Sunday, June 18, 2006

Better spend P500M on English proficiency for all schoolchildren

For decades, the troubled Philippine economy has been able to bank on one key asset in attracting foreign investors—the Filipino people’s being generally proficient in English. This has helped the country win BPO (business processes outsourcing) contracts.

But BPO contracts are now at risk as foreign buisinessmen find out that there has been a sharp decline in English proficiency here compounded by failing school standards and a mass exodus of linguistically skilled professionals.

Business leaders are starting to question just how long the country can go on touting its people’s English skills. Some local and foreign business groups are so concerned that they have started their own language centers to fill the gaps left by a deteriorating school system.

Individuals applying for call-center jobs endure stringent screening, go through strict training and even have to execute specialized tasks required by the company. The call center industry seek agents who possess all the necessary qualifications.

P500 million is a large amount of money. It isn’t wise at all to pour half a billion pesos in support of call centers.

Root of the problem

Let’s look at the root of the problem. Not just the call center industry but the entire BPO industry is forecast to suffer a shortage of English-speaking Filipinos. English-language proficiency is a major requirement not only in call centers, but in the entirety of the contemporary employment environment. English is the global language of success in the worlds of business, banking, aviation, manufacturing, the academe, science, technology, the arts, the film, TV, radio and print media.

This issue of the Filipinos’ poor English-speaking and comprehension skills is not new. Various Philippine presidential administrations have carried out programs after programs to rescue English proficiency from total disappearance here. But the decline has gone unremittingly on.

It is commonplace to hear of verified testimonies by teachers themselves that most of the elementary school graduates who enter high school are not qualified at all and that most of those who finish high school and are supposed to be qualified to enter a college have the educational level of Sixth Graders or just a little better.

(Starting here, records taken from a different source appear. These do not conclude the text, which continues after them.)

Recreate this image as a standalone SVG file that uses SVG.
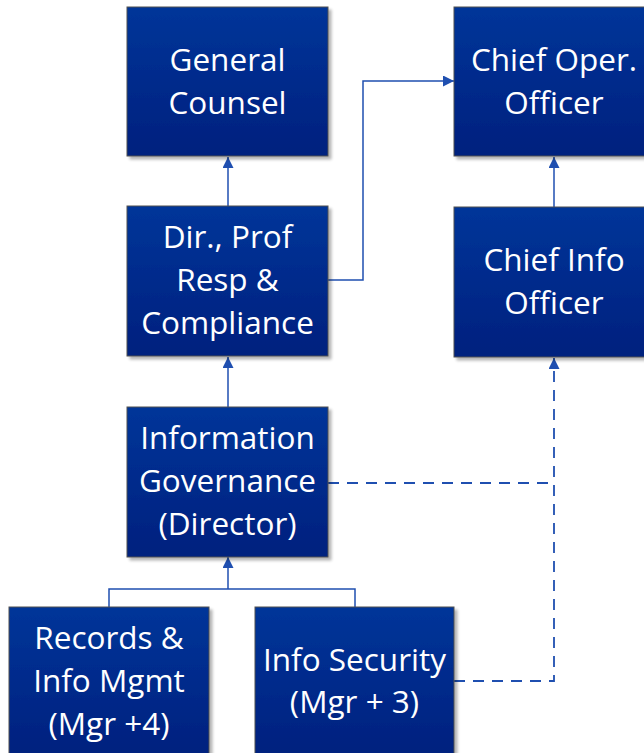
<svg xmlns="http://www.w3.org/2000/svg" width="644" height="753" viewBox="0 0 644 753">
<defs>
<linearGradient id="bg" x1="0" y1="0" x2="0" y2="1">
<stop offset="0" stop-color="#003599"/>
<stop offset="1" stop-color="#00207e"/>
</linearGradient>
<filter id="sh" x="-10%" y="-10%" width="130%" height="130%">
<feGaussianBlur in="SourceAlpha" stdDeviation="1.5"/>
<feOffset dx="2.5" dy="2.5" result="o"/>
<feComponentTransfer><feFuncA type="linear" slope="0.3"/></feComponentTransfer>
<feMerge><feMergeNode/><feMergeNode in="SourceGraphic"/></feMerge>
</filter>
<marker id="ah" viewBox="0 0 10 10" refX="10" refY="5" markerWidth="11" markerHeight="11" markerUnits="userSpaceOnUse" orient="auto">
<path d="M0,0 L10,5 L0,10 Z" fill="#1f4fb0"/>
</marker>
</defs>
<style>
.box{fill:url(#bg);stroke:#505050;stroke-width:1;filter:url(#sh)}
.t{fill:#ffffff;font-family:"Open Sans","Noto Sans","Liberation Sans",sans-serif;font-size:31.5px;text-anchor:middle}
.c{fill:none;stroke:#1f4fb0;stroke-width:1.5}
.d{fill:none;stroke:#1f4fb0;stroke-width:1.8;stroke-dasharray:11 8}
</style>
<rect width="644" height="753" fill="#ffffff"/>
<g id="connectors">
<path class="c" d="M228,407 V357" marker-end="url(#ah)"/>
<path class="c" d="M228,206 V157" marker-end="url(#ah)"/>
<path class="c" d="M328,280 H363 V81 H454" marker-end="url(#ah)"/>
<path class="c" d="M554,207 V157" marker-end="url(#ah)"/>
<path class="c" d="M109,607 V589 H355 V607"/>
<path class="c" d="M228,589 V557" marker-end="url(#ah)"/>
<path class="d" d="M328,483 H554"/>
<path class="d" d="M454,681 H554 V358" marker-end="url(#ah)"/>
</g>
<g id="general-counsel">
<rect class="box" x="127" y="7" width="201" height="149"/>
<text class="t" x="227.5" y="71">General</text>
<text class="t" x="227.5" y="114">Counsel</text>
</g>
<g id="chief-oper-officer">
<rect class="box" x="454" y="7" width="201" height="149"/>
<text class="t" x="554" y="71">Chief Oper.</text>
<text class="t" x="554" y="114">Officer</text>
</g>
<g id="dir-prof-resp">
<rect class="box" x="127" y="206" width="201" height="150"/>
<text class="t" x="227.5" y="248">Dir., Prof</text>
<text class="t" x="227.5" y="291">Resp &amp;</text>
<text class="t" x="227.5" y="334">Compliance</text>
</g>
<g id="chief-info-officer">
<rect class="box" x="454" y="207" width="201" height="150"/>
<text class="t" x="554" y="271">Chief Info</text>
<text class="t" x="554" y="314">Officer</text>
</g>
<g id="information-governance">
<rect class="box" x="127" y="407" width="201" height="150"/>
<text class="t" x="227.5" y="449">Information</text>
<text class="t" x="227.5" y="492">Governance</text>
<text class="t" x="227.5" y="535">(Director)</text>
</g>
<g id="records-info-mgmt">
<rect class="box" x="9" y="607" width="200" height="150"/>
<text class="t" x="109" y="649">Records &amp;</text>
<text class="t" x="109" y="692">Info Mgmt</text>
<text class="t" x="109" y="735">(Mgr +4)</text>
</g>
<g id="info-security">
<rect class="box" x="255" y="607" width="199" height="150"/>
<text class="t" x="354.5" y="671">Info Security</text>
<text class="t" x="354.5" y="713">(Mgr + 3)</text>
</g>
</svg>
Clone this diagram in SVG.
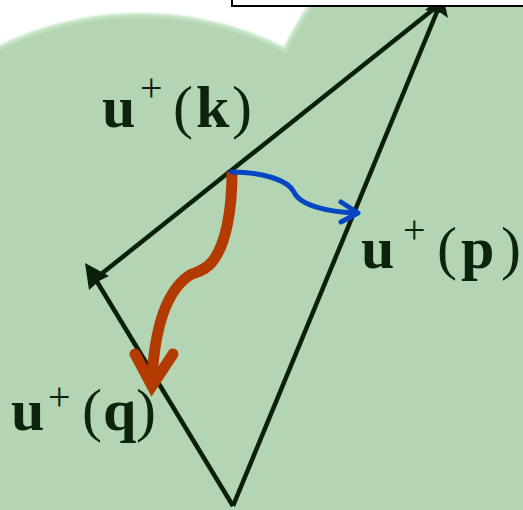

The emphasis on vocational education without reemphasi­zing the need to excel in English fluency and comprehension is a wrong policy.

A recent Social Weather Stations (SWS) survey found that the “self-assessed proficiency in the English language” of Filipinos, especially on the ability to speak it, has “dropped over the past 12 years.” This and the fact that only 6.59 percent of senior high-school students have mastery of English (seen in the recent tests conducted by DepEd) only show the alarming state of English-teaching in our country today.

Start in schools

Industry leaders believe that upgrading the language skills of Filipinos should start in school. They say the country’s education system should improve by starting with the reinstatement of the English language as its medium of instruction. “English-language proficiency training should be given in school as early as the primary grades,” is universally heard from lawmakers and educators—except the leftists.

For sure, the government is aware of these statistics. Why then, is it implementing a call center training program when the root of the problem is the poor English-language skills of Filipinos?

“The P500 million is misallo­cated,” a DepEd official who refused to be named told a Manila Times senior editor. Senators and congressmen leading the education committees of their chambers says the same.

With the huge amount of money the President has released for her Tesda Training for Work scholarships program, she should have told DepEd to implement an English-language skills training program for teachers and specially qualified students. Then she should have made sure the job was then properly and zealously. That should have struck at the root of the problem. It would have benefited not only 100,000 aspiring call-center agents but millions more Filipinos.